Take every line from the first down to the line with "plt.rcParams['font.family'] = ['Open" and set it down exactly, without the pictures.

---------------

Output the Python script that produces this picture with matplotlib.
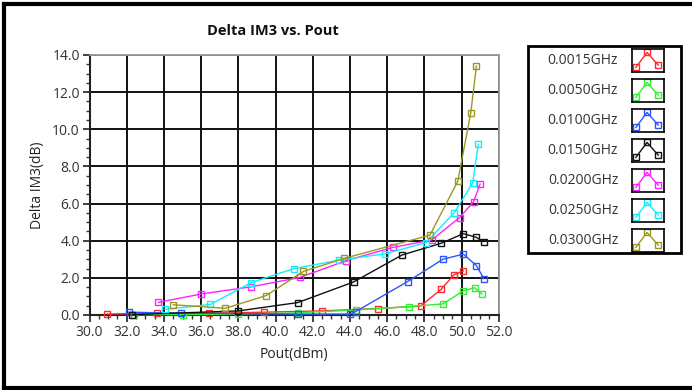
import matplotlib
matplotlib.use('Agg')
import matplotlib.pyplot as plt
from matplotlib.ticker import MultipleLocator, FormatStrFormatter
from matplotlib.patches import Rectangle
from matplotlib.lines import Line2D

plt.rcParams['font.family'] = ['Open Sans', 'DejaVu Sans']

# series (Pout dBm, Delta IM3 dB)
labels = ['0.0015GHz', '0.0050GHz', '0.0100GHz', '0.0150GHz',
          '0.0200GHz', '0.0250GHz', '0.0300GHz']
colors = ['#ff2a2a', '#33ee33', '#2a55ff', '#111111',
          '#ff22ff', '#11eeff', '#999922']

x_0015 = [30.95, 33.6, 36.4, 39.4, 42.5, 45.5, 47.8, 48.9, 49.6, 50.1]
y_0015 = [0.05, 0.1, 0.1, 0.15, 0.22, 0.35, 0.48, 1.38, 2.17, 2.37]
x_0050 = [32.4, 35.0, 38.0, 41.2, 44.3, 47.2, 49.0, 50.1, 50.7, 51.1]
y_0050 = [0.02, 0.02, 0.05, 0.12, 0.27, 0.45, 0.6, 1.3, 1.47, 1.13]
x_0100 = [32.1, 34.9, 41.2, 44.0, 44.3, 47.1, 49.0, 50.1, 50.8, 51.2]
y_0100 = [0.15, 0.1, 0.05, 0.05, 0.18, 1.8, 3.0, 3.28, 2.66, 1.96]
x_0150 = [32.3, 38.0, 41.2, 44.2, 46.8, 48.9, 50.1, 50.8, 51.2]
y_0150 = [0.02, 0.22, 0.67, 1.78, 3.23, 3.86, 4.38, 4.18, 3.95]
x_0200 = [33.7, 36.0, 38.7, 41.3, 43.8, 46.3, 48.4, 49.9, 50.65, 51.0]
y_0200 = [0.68, 1.13, 1.52, 2.02, 2.93, 3.64, 4.04, 5.25, 6.1, 7.05]
x_0250 = [34.05, 36.5, 38.7, 41.0, 43.4, 45.9, 48.1, 49.6, 50.6, 50.9]
y_0250 = [0.3, 0.57, 1.75, 2.5, 2.95, 3.3, 3.9, 5.5, 7.1, 9.2]
x_0300 = [34.5, 37.3, 39.5, 41.5, 43.7, 48.3, 49.8, 50.5, 50.8]
y_0300 = [0.55, 0.36, 1.05, 2.35, 3.05, 4.3, 7.2, 10.9, 13.4]

xs = [x_0015, x_0050, x_0100, x_0150, x_0200, x_0250, x_0300]
ys = [y_0015, y_0050, y_0100, y_0150, y_0200, y_0250, y_0300]

W, H = 692, 390
fig = plt.figure(figsize=(W / 100, H / 100), dpi=100)

ax = fig.add_axes([89.6 / W, 75 / H, 409.1 / W, 260 / H])
for x, y, c in zip(xs, ys, colors):
    ax.plot(x, y, color=c, lw=1.0, marker='s', ms=5, mfc='none', mew=1.0,
            clip_on=False, zorder=3)

ax.set_xlim(30, 52)
ax.set_ylim(0, 14)
ax.xaxis.set_major_locator(MultipleLocator(2))
ax.xaxis.set_minor_locator(MultipleLocator(0.5))
ax.yaxis.set_major_locator(MultipleLocator(2))
ax.yaxis.set_minor_locator(MultipleLocator(0.5))
ax.xaxis.set_major_formatter(FormatStrFormatter('%.1f'))
ax.yaxis.set_major_formatter(FormatStrFormatter('%.1f'))
ax.grid(True, which='major', color='#111111', lw=1.4)
ax.set_axisbelow(True)
ax.tick_params(which='major', direction='out', length=5, width=1.3,
               labelsize=10, colors='#333333', pad=2)
ax.tick_params(which='minor', direction='out', length=3, width=1.0,
               colors='#333333')
for s in ['top', 'right']:
    ax.spines[s].set_color('#999999')
    ax.spines[s].set_linewidth(1.3)
for s in ['left', 'bottom']:
    ax.spines[s].set_color('#222222')
    ax.spines[s].set_linewidth(1.5)

ax.set_xlabel('Pout(dBm)', fontsize=10, color='#222222', labelpad=5)
ax.set_ylabel('Delta IM3(dB)', fontsize=10, color='#222222', labelpad=5)
fig.text(273 / W, 1 - 31 / H, 'Delta IM3 vs. Pout', ha='center', va='center',
         fontsize=10.5, fontweight='bold', color='#111111')

# legend panel
fig.patches.append(Rectangle((528 / W, 1 - 253 / H), 153 / W, 207 / H,
                             transform=fig.transFigure, fill=False,
                             ec='black', lw=2))
for i, (lab, c) in enumerate(zip(labels, colors)):
    yc = 60.5 + i * 30
    fig.text(583 / W, 1 - yc / H, lab, ha='center', va='center',
             fontsize=10, color='#333333')
    iax = fig.add_axes([632 / W, 1 - (yc + 11.5) / H, 32 / W, 23 / H])
    iax.plot([0.12, 0.47, 0.82], [0.2, 0.85, 0.3], color=c, lw=1.0,
             marker='s', ms=4, mfc='none', mew=1.0)
    iax.set_xlim(0, 1)
    iax.set_ylim(0, 1)
    iax.set_xticks([])
    iax.set_yticks([])
    for s in iax.spines.values():
        s.set_color('black')
        s.set_linewidth(1.2)

# window frame
fig.lines.append(Line2D([4 / W, 4 / W], [0, 1 - 4 / H],
                        transform=fig.transFigure, color='black', lw=3))
fig.lines.append(Line2D([4 / W, 1], [1 - 4 / H, 1 - 4 / H],
                        transform=fig.transFigure, color='black', lw=3))
fig.lines.append(Line2D([4 / W, 1], [2 / H, 2 / H],
                        transform=fig.transFigure, color='black', lw=3))

fig.savefig('out.png', dpi=100)
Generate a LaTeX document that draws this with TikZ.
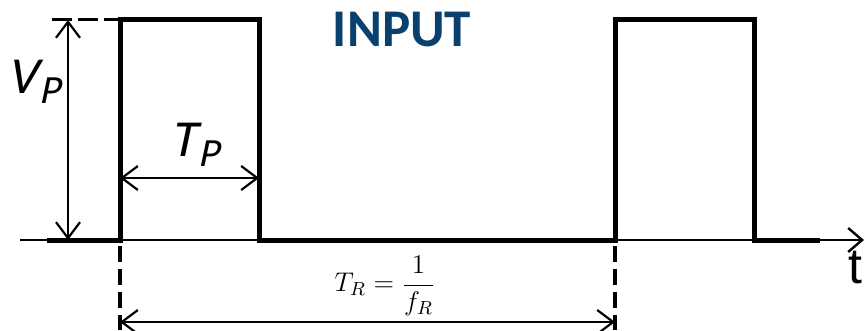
\RequirePackage{fix-cm}
\documentclass[tikz,border=0pt]{standalone}
\usepackage{amsmath}
\usepackage{fontspec}
\setmainfont{Carlito}
\newfontfamily\slantfont{Carlito}[FakeSlant=0.21]
\newfontfamily\arialfont{Liberation Sans}
\usetikzlibrary{arrows.meta}
\definecolor{inputblue}{HTML}{0A406E}
\newcommand{\pulselbl}[2]{{\slantfont #1}\kern1.5pt\raisebox{-5pt}{\fontsize{20}{20}\selectfont\slantfont #2}}

\begin{document}
\begin{tikzpicture}[
  x=0.5pt, y=-0.5pt,
  signal/.style={line width=2.5pt, line join=miter},
  axisline/.style={line width=1pt, -{Straight Barb[length=7pt, width=12pt, line width=1.2pt]}},
  guide/.style={line width=2pt, dash pattern=on 8pt off 3.5pt},
  dim/.style={line width=1.1pt, {Straight Barb[length=8pt, width=12pt, line width=1.1pt]}-{Straight Barb[length=8pt, width=12pt, line width=1.1pt]}},
  lbl/.style={font=\fontsize{26}{28}\selectfont, inner sep=0pt}
]
\useasboundingbox (0,0) rectangle (865,331);
% time axis
\coordinate (ax0) at (20,240);
\coordinate (ax1) at (864,240);
\draw[axisline] (ax0) -- (ax1);
% pulse train
\coordinate (p0) at (47,240);
\coordinate (r1) at (120,240);
\coordinate (r1top) at (120,20);
\coordinate (f1top) at (259,20);
\coordinate (f1) at (259,240);
\coordinate (r2) at (615,240);
\coordinate (r2top) at (615,20);
\coordinate (f2top) at (754,20);
\coordinate (f2) at (754,240);
\coordinate (p1) at (820,240);
\draw[signal] (p0) -- (r1) -- (r1top) -- (f1top) -- (f1) -- (r2) -- (r2top) -- (f2top) -- (f2) -- (p1);
% guides
\coordinate (vtop) at (52,20);
\coordinate (g1) at (120,330);
\coordinate (g2) at (615,330);
\draw[line width=1.5pt, dash pattern=on 10pt off 3pt] (vtop) -- (r1top);
\draw[guide] ([yshift=-3pt]r1) -- (g1);
\draw[guide] ([yshift=-3pt]r2) -- (g2);
% dimensions
\coordinate (va) at (68,20);
\coordinate (vb) at (68,240);
\draw[dim] (va) -- (vb);
\coordinate (ta) at (120,178);
\coordinate (tb) at (259,178);
\draw[dim] (ta) -- (tb);
\coordinate (ra) at (120,322);
\coordinate (rb) at (615,322);
\draw[dim] (ra) -- (rb);
% labels
\node[lbl] (vp) at (34,82) {\pulselbl{V}{P}};
\node[lbl] (tp) at (195,145) {\pulselbl{T}{P}};
\node[font=\fontsize{26.5}{28}\selectfont\bfseries, text=inputblue, inner sep=0pt] (title) at (402,30) {INPUT};
\node[font=\fontsize{13.5}{16}\selectfont, inner sep=0pt] (tr) at (385,286) {$T_R=\dfrac{1}{f_R}$};
\node[font=\arialfont\fontsize{25}{27}\selectfont, inner sep=0pt, anchor=base west] (tlbl) at (848,283) {t};
\end{tikzpicture}
\end{document}
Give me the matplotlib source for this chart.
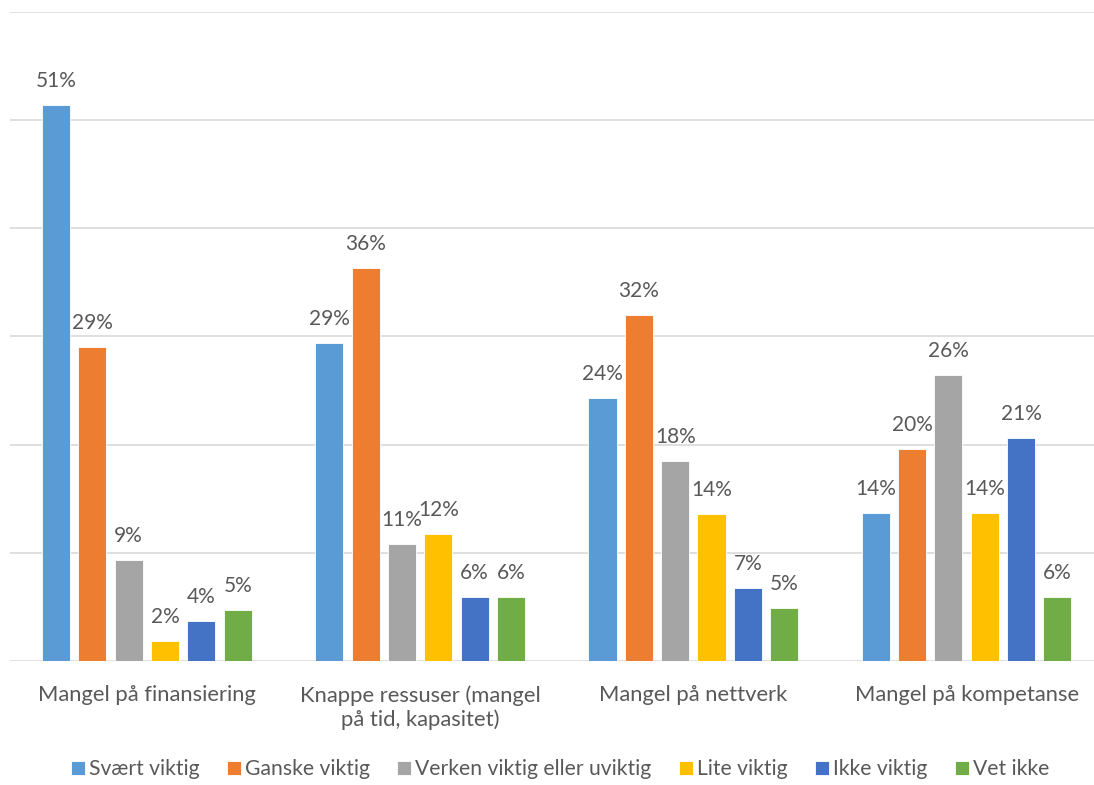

---------------

◆ **Exercise solution**:
Output the Python script that produces this picture with matplotlib.
import matplotlib
matplotlib.use('Agg')
import matplotlib.pyplot as plt
from matplotlib.ticker import MultipleLocator, FormatStrFormatter
from matplotlib.patches import Rectangle
from matplotlib.lines import Line2D

plt.rcParams['font.family'] = ['Open Sans', 'DejaVu Sans']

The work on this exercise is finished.